Enhancement of Density and Piezoelectric Properties of 0.96(K0.456Na0.536)Nb0.95Sb0.05-0.04Bi0.5(Na0.82K0.18)0.5ZrO3 Lead-Free Piezoelectric Ceramics through Two-Step Sintering Method

In this study, we investigated the microstructure and piezoelectric properties of 0.96(K0.456Na0.536)Nb0.95Sb0.05-0.04Bi(0.5)(Na0.82K0.18)(0.5)ZrO3 (KNNS-BNKZ) ceramics based on one-step and two-step sintering processes. One-step sintering led to significant abnormal grain (AG) growth at temperatures above 1,085 degrees C. With increasing sintering temperature, piezoelectric and dielectric properties were enhanced, resulting in a high d(33) = 506 pC/N for one-step specimen sintered at 1,100 degrees C (one-step 1,100 degrees C specimen).
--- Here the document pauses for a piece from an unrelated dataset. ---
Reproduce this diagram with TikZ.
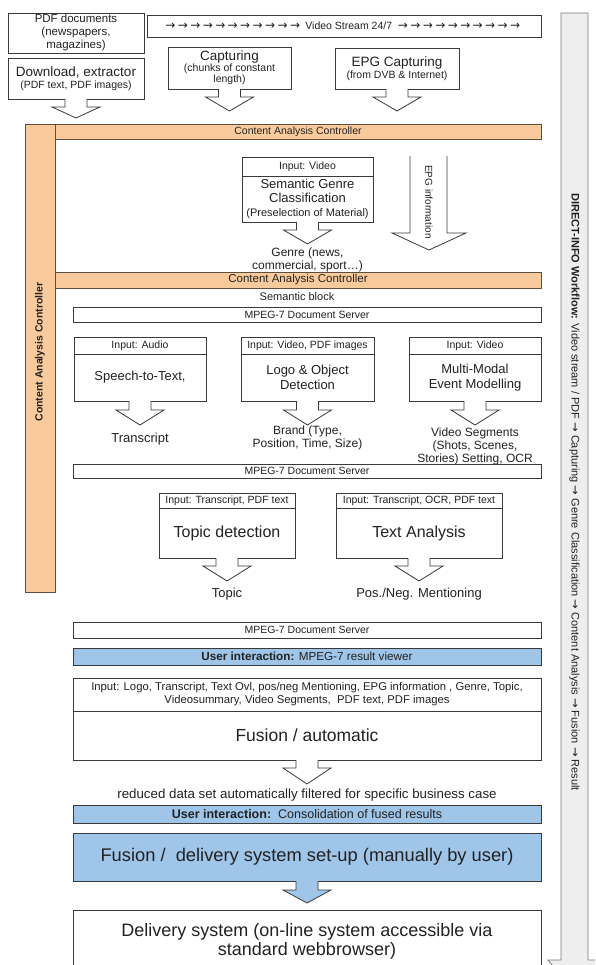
\documentclass[tikz,border=0pt]{standalone}
\usepackage{fontspec}
\setmainfont{Liberation Sans}
\newfontfamily\symf{DejaVu Sans}
\definecolor{orng}{HTML}{F9CB9C}
\definecolor{orngd}{HTML}{5E4E40}
\definecolor{blu}{HTML}{9FC5E8}
\definecolor{lnc}{HTML}{3A3A3A}
\definecolor{grayf}{HTML}{EEEEEE}
\definecolor{grayl}{HTML}{7A7A7A}
\definecolor{txt}{HTML}{222222}
\newcommand\fs[2]{\fontsize{#1}{#2}\selectfont}
\newcommand\va{{\symf\fs{12}{12}→}\hspace{2.4pt}}
\newcommand\wa{{\symf\fs{11.5}{12}→}}
\newcommand\bx[7][]{\node[box,minimum width=#5pt,minimum height=#6pt,#1] (#2) at (#3,#4) {#7};}
% callout arrow under a box: [fill]{node}{stem length}{total length}
\newcommand\callout[4][white]{%
  \draw[boxline,fill=#1] ([shift={(-11,0)}]#2.south) -- ([shift={(-11,#3)}]#2.south)
    -- ([shift={(-24,#3)}]#2.south) -- ([shift={(0,#4)}]#2.south)
    -- ([shift={(24,#3)}]#2.south) -- ([shift={(11,#3)}]#2.south)
    -- ([shift={(11,0)}]#2.south);}
\begin{document}
\begin{tikzpicture}[x=1pt,y=-1pt,
  boxline/.style={draw=lnc,line width=0.8pt},
  box/.style={boxline,fill=white,anchor=north west,inner sep=0pt,outer sep=0pt,align=center,text=txt},
  obar/.style={box,fill=orng,draw=orngd},
  bbar/.style={box,fill=blu},
  lbl/.style={inner sep=0pt,align=center,text=txt}]
\useasboundingbox (0,0) rectangle (595,965);
\fill[white] (0,0) rectangle (595,965);
\clip (0,0) rectangle (595,965);

% right workflow arrow
\draw[draw=grayl,fill=grayf,line width=0.8pt] (561,13) -- (588,13) -- (588,960) -- (601,960) -- (574.5,992) -- (548,960) -- (561,960) -- cycle;
\node[lbl,rotate=-90,font=\fs{11}{13}] (wf) at (574.5,492) {\textbf{DIRECT-INFO Workflow:} Video stream / PDF \wa{} Capturing \wa{} Genre Classification \wa{} Content Analysis \wa{} Fusion \wa{} Result};

% top row
\bx[font=\fs{11.5}{13}]{pdf}{8}{13}{136}{40}{PDF documents\\(newspapers,\\magazines)}
\bx[font=\fs{10.5}{12}]{vs}{147}{15}{394}{22}{\va\va\va\va\va\va\va\va\va\va\va\ Video Stream 24/7\ \ \va\va\va\va\va\va\va\va\va\va}
\bx[font=\fs{10.5}{12}]{dl}{8}{58}{136}{41}{\fs{13.5}{15}Download, extractor\\\fs{10.5}{12}(PDF text, PDF images)}
\callout{dl}{8}{19}
\bx[font=\fs{10.5}{11}]{cap}{168}{47}{123}{42}{\fs{13.5}{15}Capturing\\\fs{10.5}{11}(chunks of constant\\\fs{10.5}{11}length)}
\callout{cap}{8}{22}
\bx[font=\fs{10.5}{12}]{epg}{335}{48}{124}{41}{\fs{13.5}{15}EPG Capturing\\\fs{10.5}{12}(from DVB \& Internet)}
\callout{epg}{8}{22}

% controller bars
\bx[obar]{lbar}{25}{124}{30}{468}{}
\node[lbl,rotate=90,font=\bfseries\fs{10.5}{12}] (lbt) at (40,352) {Content Analysis Controller};
\bx[obar,font=\fs{10.5}{12}]{cac1}{55}{124}{486}{15}{Content Analysis Controller}
\bx[obar,font=\fs{11.5}{13}]{cac2}{55}{272}{486}{16}{Content Analysis Controller}

% genre classification
\bx[font=\fs{10.5}{12}]{gh}{242}{157}{131}{19}{Input: Video}
\bx[font=\fs{13}{14}]{gb}{242}{176}{131}{46}{\fs{13}{14}Semantic Genre\\\fs{13}{14}Classification\\\fs{11}{13}(Preselection of Material)}
\callout{gb}{8}{22}
\node[lbl,font=\fs{12}{12.5}] (genre) at (307.5,260) {Genre (news,\\commercial, sport…)};

% EPG information arrow
\draw[boxline,fill=white] (410,156) -- (410,233) -- (392,233) -- (429,250) -- (466,233) -- (447,233) -- (447,156);
\node[lbl,rotate=-90,font=\fs{10}{11}] (epgi) at (429,202) {EPG information};

\node[lbl,font=\fs{11}{13}] (sb) at (297,297) {Semantic block};
\bx[font=\fs{10.5}{12}]{m1}{73}{307}{468}{15}{MPEG-7 Document Server}

% three analysis boxes
\bx[font=\fs{10.5}{12}]{ah}{74}{337}{132}{17}{Input: Audio}
\bx[font=\fs{13}{15}]{ab}{74}{354}{132}{47}{Speech-to-Text,}
\callout{ab}{9}{24}
\node[lbl,font=\fs{13}{15}] (tr) at (140,439) {Transcript};

\bx[font=\fs{10.5}{12}]{bh}{241}{337}{133}{17}{Input: Video, PDF images}
\bx[font=\fs{13}{15}]{bb}{241}{354}{133}{47}{Logo \& Object\\Detection}
\callout{bb}{9}{24}
\node[lbl,font=\fs{12}{12.5}] (brand) at (307.5,438) {Brand (Type,\\Position, Time, Size)};

\bx[font=\fs{10.5}{12}]{ch}{409}{337}{132}{17}{Input: Video}
\bx[font=\fs{13}{15}]{cb}{409}{354}{132}{47}{Multi-Modal\\Event Modelling}
\callout{cb}{9}{24}
\node[lbl,font=\fs{12}{13}] (vseg) at (475,446) {Video Segments\\(Shots, Scenes,\\Stories) Setting, OCR};

\bx[font=\fs{10.5}{12}]{m2}{73}{464}{468}{14}{MPEG-7 Document Server}

% topic / text analysis
\bx[font=\fs{10.5}{12}]{th}{159}{493}{136}{15}{Input: Transcript, PDF text}
\bx[font=\fs{16}{18}]{tb}{159}{508}{136}{50}{Topic detection}
\callout{tb}{8}{23}
\node[lbl,font=\fs{13}{15}] (topic) at (227,594) {Topic};

\bx[font=\fs{10.5}{12}]{xh}{336}{493}{166}{15}{Input: Transcript, OCR, PDF text}
\bx[font=\fs{16}{18}]{xb}{336}{508}{166}{50}{Text Analysis}
\callout{xb}{8}{23}
\node[lbl,font=\fs{13}{15}] (posneg) at (419,594) {Pos./Neg. Mentioning};

\bx[font=\fs{10.5}{12}]{m3}{73}{622}{468}{16}{MPEG-7 Document Server}
\bx[bbar,font=\fs{11.7}{13}]{u1}{73}{648}{468}{17}{\textbf{User interaction:} MPEG-7 result viewer}

% fusion
\bx[font=\fs{11.3}{13}]{fh}{73}{678}{468}{33}{Input: Logo, Transcript, Text Ovl, pos/neg Mentioning, EPG information , Genre, Topic,\\Videosummary, Video Segments,\ \ PDF text, PDF images}
\bx[font=\fs{17.5}{19}]{fb}{73}{711}{468}{49}{Fusion / automatic}
\callout{fb}{8}{24}
\node[lbl,font=\fs{13.3}{15}] (red) at (307,795) {reduced data set automatically filtered for specific business case};
\bx[bbar,font=\fs{12.5}{14}]{u2}{73}{805}{468}{18}{\textbf{User interaction:}\ \ Consolidation of fused results}
\bx[bbar,font=\fs{18.3}{20}]{fd}{73}{833}{468}{48}{Fusion /\ \ delivery system set-up (manually by user)}
\callout[blu]{fd}{9}{22}
\bx[font=\fs{18}{19}]{del}{73}{910}{468}{62}{Delivery system (on-line system accessible via\\standard webbrowser)}
\end{tikzpicture}
\end{document}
However, for one-step 1,115 degrees C specimen, a slight decrease in d(33) was observed, emphasizing the importance of a high tetragonal (T) phase fraction for superior piezoelectric properties. Achieving a relative density above 84 % for samples sintered by the one-step sintering process was challenging. Conversely, two-step sintering significantly improved the relative density of KNNS-BNKZ ceramics up to 96 %, attributed to the control of AG nucleation in the first step and grain growth rate control in the second step. The quantity of AG nucleation was affected by the duration of the first step, determining the final microstructure. Despite having a lower T phase fraction than that of the one-step 1,100 degrees C specimen, the two-step specimen exhibited higher piezoelectric coefficients (d(33) = 574 pC/N and k(p) = 0.5) than those of the one-step 1,100 degrees C specimen due to its higher relative density. Performance evaluation of magnetoelectric composite devices composed of one-step and twostep specimens showed that despite having a higher g(33), the magnetoelectric composite with the one-step 1,100 degrees C specimen exhibited the lowest magnetoelectric voltage coefficient, due to its lowest k(p). This study highlights the essential role of phase fraction and relative density in enhancing the performance of piezoelectric materials and devices, showcasing the effectiveness of the two-step sintering process for controlling the microstructure of ceramic materials containing volatile elements.